> **EXERCISE INSTRUCTIONS**:
Write out the material again exactly, please, and omit the pictures.

= = = =

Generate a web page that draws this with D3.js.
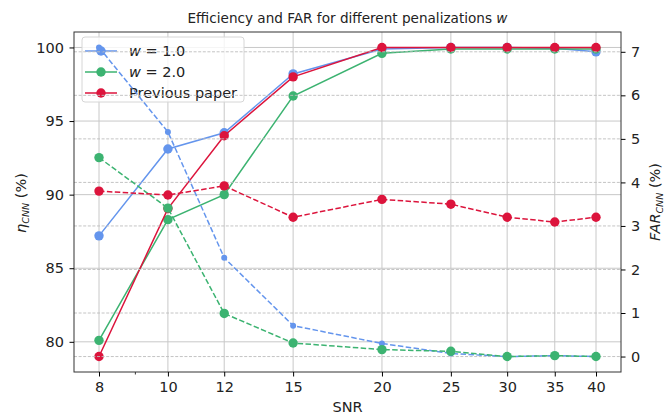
<!DOCTYPE html>
<html><head><meta charset="utf-8">
<script src="https://cdn.jsdelivr.net/npm/d3@7"></script>
<style>body{margin:0;background:#fff}svg{display:block}text{font-family:"DejaVu Sans",sans-serif}</style>
</head><body><svg id="c" width="672" height="416"></svg>
<script>
const snr = [8, 10, 12, 15, 20, 25, 30, 35, 40];
const effW1 = [87.2, 93.1, 94.2, 98.2, 99.9, 100.0, 100.0, 99.95, 99.7];
const effW2 = [80.1, 88.3, 90.0, 96.7, 99.6, 99.9, 99.9, 99.9, 99.9];
const effPrev = [79.0, 89.05, 94.0, 98.0, 100.0, 100.0, 100.0, 100.0, 100.0];
const farW1 = [7.1, 5.16, 2.27, 0.71, 0.30, 0.07, 0.0, 0.02, 0.0];
const farW2 = [4.57, 3.41, 0.99, 0.31, 0.16, 0.12, 0.0, 0.02, 0.0];
const farPrev = [3.80, 3.71, 3.92, 3.20, 3.61, 3.50, 3.20, 3.09, 3.20];
const leftTicks = [80, 85, 90, 95, 100];
const rightTicks = [0, 1, 2, 3, 4, 5, 6, 7];
const minorX = [9];
const seriesNames = ["w = 1.0", "w = 2.0", "Previous paper"];
const colors = ["#6495ED", "#3CB371", "#DC143C"];

const svg = d3.select("#c");
const L = 74, R = 621, T = 32, B = 372;
const FS = 14.5;
const x = d3.scaleLog().domain([8, 40]).range([99, 596]);
function padDomain(arrs){const all=arrs.flat();const mn=d3.min(all),mx=d3.max(all);const p=(mx-mn)*0.05;return [mn-p,mx+p];}
const yL = d3.scaleLinear().domain(padDomain([effW1,effW2,effPrev])).range([B, T]);
const yR = d3.scaleLinear().domain(padDomain([farW1,farW2,farPrev])).range([B, T]);

// vertical grid
svg.append("g").selectAll("line").data(snr).join("line")
  .attr("x1",d=>x(d)).attr("x2",d=>x(d)).attr("y1",T).attr("y2",B)
  .attr("stroke","#c8c8c8").attr("stroke-width",1);
// left horizontal grid
svg.append("g").selectAll("line").data(leftTicks).join("line")
  .attr("x1",L).attr("x2",R).attr("y1",d=>yL(d)).attr("y2",d=>yL(d))
  .attr("stroke","#c8c8c8").attr("stroke-width",1);

function drawSeries(vals, scale, color, dashed, r){
  const line = d3.line().x((d,i)=>x(snr[i])).y(d=>scale(d));
  svg.append("path").datum(vals).attr("d",line).attr("fill","none")
    .attr("stroke",color).attr("stroke-width",1.5)
    .attr("stroke-dasharray",dashed?"5.5,2.4":null);
  svg.append("g").selectAll("circle").data(vals).join("circle")
    .attr("cx",(d,i)=>x(snr[i])).attr("cy",d=>scale(d)).attr("r",r).attr("fill",color);
}
drawSeries(effW1, yL, colors[0], false, 4.7);
drawSeries(effW2, yL, colors[1], false, 4.7);
drawSeries(effPrev, yL, colors[2], false, 4.7);

// legend
const lg = svg.append("g");
lg.append("rect").attr("x",82).attr("y",37).attr("width",162).attr("height",65).attr("rx",3)
  .attr("fill","#fff").attr("fill-opacity",0.8).attr("stroke","#d6d6d6").attr("stroke-width",1);
const rowsY = [51, 72, 93];
seriesNames.forEach((n,i)=>{
  lg.append("line").attr("x1",85).attr("x2",117).attr("y1",rowsY[i]).attr("y2",rowsY[i])
    .attr("stroke",colors[i]).attr("stroke-width",1.5);
  lg.append("circle").attr("cx",101).attr("cy",rowsY[i]).attr("r",4.7).attr("fill",colors[i]);
  const t = lg.append("text").attr("x",129).attr("y",rowsY[i]+5).attr("font-size",FS).attr("fill","#222");
  if(i<2){
    const parts = n.split(" = ");
    t.append("tspan").attr("font-style","italic").text(parts[0]);
    t.append("tspan").text(" = "+parts[1]);
  } else t.text(n);
});

// right dashed grid
svg.append("g").selectAll("line").data(rightTicks).join("line")
  .attr("x1",L).attr("x2",R).attr("y1",d=>yR(d)).attr("y2",d=>yR(d))
  .attr("stroke","#bdbdbd").attr("stroke-width",0.9).attr("stroke-dasharray","3,1.6");

drawSeries(farW1, yR, colors[0], true, 3);
drawSeries(farW2, yR, colors[1], true, 4.7);
drawSeries(farPrev, yR, colors[2], true, 4.7);

// frame
svg.append("rect").attr("x",L).attr("y",T).attr("width",R-L).attr("height",B-T)
  .attr("fill","none").attr("stroke","#333").attr("stroke-width",1);

// axes
const ax = d3.axisBottom(x).tickValues(snr).tickFormat(d3.format("d")).tickSize(4.5).tickPadding(5.5);
const gx = svg.append("g").attr("transform",`translate(0,${B})`).call(ax);
gx.select(".domain").remove();
gx.selectAll("text").attr("font-size",FS).attr("fill","#222").attr("font-family","DejaVu Sans");
svg.append("g").selectAll("line").data(minorX).join("line")
  .attr("x1",d=>x(d)).attr("x2",d=>x(d)).attr("y1",B).attr("y2",B+2.5).attr("stroke","#333");

const al = d3.axisLeft(yL).tickValues(leftTicks).tickSize(4.5).tickPadding(5.5);
const gl = svg.append("g").attr("transform",`translate(${L},0)`).call(al);
gl.select(".domain").remove();
gl.selectAll("text").attr("font-size",FS).attr("fill","#222").attr("font-family","DejaVu Sans");

const ar = d3.axisRight(yR).tickValues(rightTicks).tickSize(4.5).tickPadding(5.5);
const gr = svg.append("g").attr("transform",`translate(${R},0)`).call(ar);
gr.select(".domain").remove();
gr.selectAll("text").attr("font-size",FS).attr("fill","#222").attr("font-family","DejaVu Sans");

// title
const tt = svg.append("text").attr("x",(L+R)/2).attr("y",23).attr("text-anchor","middle").attr("font-size",13.6).attr("fill","#222");
tt.append("tspan").text("Efficiency and FAR for different penalizations ");
tt.append("tspan").attr("font-style","italic").text("w");

svg.append("text").attr("x",(L+R)/2).attr("y",412).attr("text-anchor","middle").attr("font-size",FS).attr("fill","#222").text("SNR");

const yl = svg.append("text").attr("transform",`translate(26,${(T+B)/2+1}) rotate(-90)`).attr("text-anchor","middle").attr("font-size",FS).attr("fill","#222");
yl.append("tspan").attr("font-style","italic").text("η");
yl.append("tspan").attr("font-style","italic").attr("font-size",9.5).attr("dy",3).text("CNN");
yl.append("tspan").attr("dy",-3).text(" (%)");

const yr = svg.append("text").attr("transform",`translate(660,${(T+B)/2}) rotate(-90)`).attr("text-anchor","middle").attr("font-size",FS).attr("fill","#222");
yr.append("tspan").attr("font-style","italic").text("FAR");
yr.append("tspan").attr("font-style","italic").attr("font-size",9.5).attr("dy",3).text("CNN");
yr.append("tspan").attr("dy",-3).text(" (%)");
</script></body></html>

= = = =

> **WRITTEN ANSWER**:
Generate a web page that draws this with D3.js.
<!DOCTYPE html>
<html><head><meta charset="utf-8">
<script src="https://cdn.jsdelivr.net/npm/d3@7"></script>
<style>body{margin:0;background:#fff}svg{display:block}text{font-family:"DejaVu Sans",sans-serif}</style>
</head><body><svg id="c" width="672" height="416"></svg>
<script>
const snr = [8, 10, 12, 15, 20, 25, 30, 35, 40];
const effW1 = [87.2, 93.1, 94.2, 98.2, 99.9, 100.0, 100.0, 99.95, 99.7];
const effW2 = [80.1, 88.3, 90.0, 96.7, 99.6, 99.9, 99.9, 99.9, 99.9];
const effPrev = [79.0, 89.05, 94.0, 98.0, 100.0, 100.0, 100.0, 100.0, 100.0];
const farW1 = [7.1, 5.16, 2.27, 0.71, 0.30, 0.07, 0.0, 0.02, 0.0];
const farW2 = [4.57, 3.41, 0.99, 0.31, 0.16, 0.12, 0.0, 0.02, 0.0];
const farPrev = [3.80, 3.71, 3.92, 3.20, 3.61, 3.50, 3.20, 3.09, 3.20];
const leftTicks = [80, 85, 90, 95, 100];
const rightTicks = [0, 1, 2, 3, 4, 5, 6, 7];
const minorX = [9];
const seriesNames = ["w = 1.0", "w = 2.0", "Previous paper"];
const colors = ["#6495ED", "#3CB371", "#DC143C"];

const svg = d3.select("#c");
const L = 74, R = 621, T = 32, B = 372;
const FS = 14.5;
const x = d3.scaleLog().domain([8, 40]).range([99, 596]);
function padDomain(arrs){const all=arrs.flat();const mn=d3.min(all),mx=d3.max(all);const p=(mx-mn)*0.05;return [mn-p,mx+p];}
const yL = d3.scaleLinear().domain(padDomain([effW1,effW2,effPrev])).range([B, T]);
const yR = d3.scaleLinear().domain(padDomain([farW1,farW2,farPrev])).range([B, T]);

// vertical grid
svg.append("g").selectAll("line").data(snr).join("line")
  .attr("x1",d=>x(d)).attr("x2",d=>x(d)).attr("y1",T).attr("y2",B)
  .attr("stroke","#c8c8c8").attr("stroke-width",1);
// left horizontal grid
svg.append("g").selectAll("line").data(leftTicks).join("line")
  .attr("x1",L).attr("x2",R).attr("y1",d=>yL(d)).attr("y2",d=>yL(d))
  .attr("stroke","#c8c8c8").attr("stroke-width",1);

function drawSeries(vals, scale, color, dashed, r){
  const line = d3.line().x((d,i)=>x(snr[i])).y(d=>scale(d));
  svg.append("path").datum(vals).attr("d",line).attr("fill","none")
    .attr("stroke",color).attr("stroke-width",1.5)
    .attr("stroke-dasharray",dashed?"5.5,2.4":null);
  svg.append("g").selectAll("circle").data(vals).join("circle")
    .attr("cx",(d,i)=>x(snr[i])).attr("cy",d=>scale(d)).attr("r",r).attr("fill",color);
}
drawSeries(effW1, yL, colors[0], false, 4.7);
drawSeries(effW2, yL, colors[1], false, 4.7);
drawSeries(effPrev, yL, colors[2], false, 4.7);

// legend
const lg = svg.append("g");
lg.append("rect").attr("x",82).attr("y",37).attr("width",162).attr("height",65).attr("rx",3)
  .attr("fill","#fff").attr("fill-opacity",0.8).attr("stroke","#d6d6d6").attr("stroke-width",1);
const rowsY = [51, 72, 93];
seriesNames.forEach((n,i)=>{
  lg.append("line").attr("x1",85).attr("x2",117).attr("y1",rowsY[i]).attr("y2",rowsY[i])
    .attr("stroke",colors[i]).attr("stroke-width",1.5);
  lg.append("circle").attr("cx",101).attr("cy",rowsY[i]).attr("r",4.7).attr("fill",colors[i]);
  const t = lg.append("text").attr("x",129).attr("y",rowsY[i]+5).attr("font-size",FS).attr("fill","#222");
  if(i<2){
    const parts = n.split(" = ");
    t.append("tspan").attr("font-style","italic").text(parts[0]);
    t.append("tspan").text(" = "+parts[1]);
  } else t.text(n);
});

// right dashed grid
svg.append("g").selectAll("line").data(rightTicks).join("line")
  .attr("x1",L).attr("x2",R).attr("y1",d=>yR(d)).attr("y2",d=>yR(d))
  .attr("stroke","#bdbdbd").attr("stroke-width",0.9).attr("stroke-dasharray","3,1.6");

drawSeries(farW1, yR, colors[0], true, 3);
drawSeries(farW2, yR, colors[1], true, 4.7);
drawSeries(farPrev, yR, colors[2], true, 4.7);

// frame
svg.append("rect").attr("x",L).attr("y",T).attr("width",R-L).attr("height",B-T)
  .attr("fill","none").attr("stroke","#333").attr("stroke-width",1);

// axes
const ax = d3.axisBottom(x).tickValues(snr).tickFormat(d3.format("d")).tickSize(4.5).tickPadding(5.5);
const gx = svg.append("g").attr("transform",`translate(0,${B})`).call(ax);
gx.select(".domain").remove();
gx.selectAll("text").attr("font-size",FS).attr("fill","#222").attr("font-family","DejaVu Sans");
svg.append("g").selectAll("line").data(minorX).join("line")
  .attr("x1",d=>x(d)).attr("x2",d=>x(d)).attr("y1",B).attr("y2",B+2.5).attr("stroke","#333");

const al = d3.axisLeft(yL).tickValues(leftTicks).tickSize(4.5).tickPadding(5.5);
const gl = svg.append("g").attr("transform",`translate(${L},0)`).call(al);
gl.select(".domain").remove();
gl.selectAll("text").attr("font-size",FS).attr("fill","#222").attr("font-family","DejaVu Sans");

const ar = d3.axisRight(yR).tickValues(rightTicks).tickSize(4.5).tickPadding(5.5);
const gr = svg.append("g").attr("transform",`translate(${R},0)`).call(ar);
gr.select(".domain").remove();
gr.selectAll("text").attr("font-size",FS).attr("fill","#222").attr("font-family","DejaVu Sans");

// title
const tt = svg.append("text").attr("x",(L+R)/2).attr("y",23).attr("text-anchor","middle").attr("font-size",13.6).attr("fill","#222");
tt.append("tspan").text("Efficiency and FAR for different penalizations ");
tt.append("tspan").attr("font-style","italic").text("w");

svg.append("text").attr("x",(L+R)/2).attr("y",412).attr("text-anchor","middle").attr("font-size",FS).attr("fill","#222").text("SNR");

const yl = svg.append("text").attr("transform",`translate(26,${(T+B)/2+1}) rotate(-90)`).attr("text-anchor","middle").attr("font-size",FS).attr("fill","#222");
yl.append("tspan").attr("font-style","italic").text("η");
yl.append("tspan").attr("font-style","italic").attr("font-size",9.5).attr("dy",3).text("CNN");
yl.append("tspan").attr("dy",-3).text(" (%)");

const yr = svg.append("text").attr("transform",`translate(660,${(T+B)/2}) rotate(-90)`).attr("text-anchor","middle").attr("font-size",FS).attr("fill","#222");
yr.append("tspan").attr("font-style","italic").text("FAR");
yr.append("tspan").attr("font-style","italic").attr("font-size",9.5).attr("dy",3).text("CNN");
yr.append("tspan").attr("dy",-3).text(" (%)");
</script></body></html>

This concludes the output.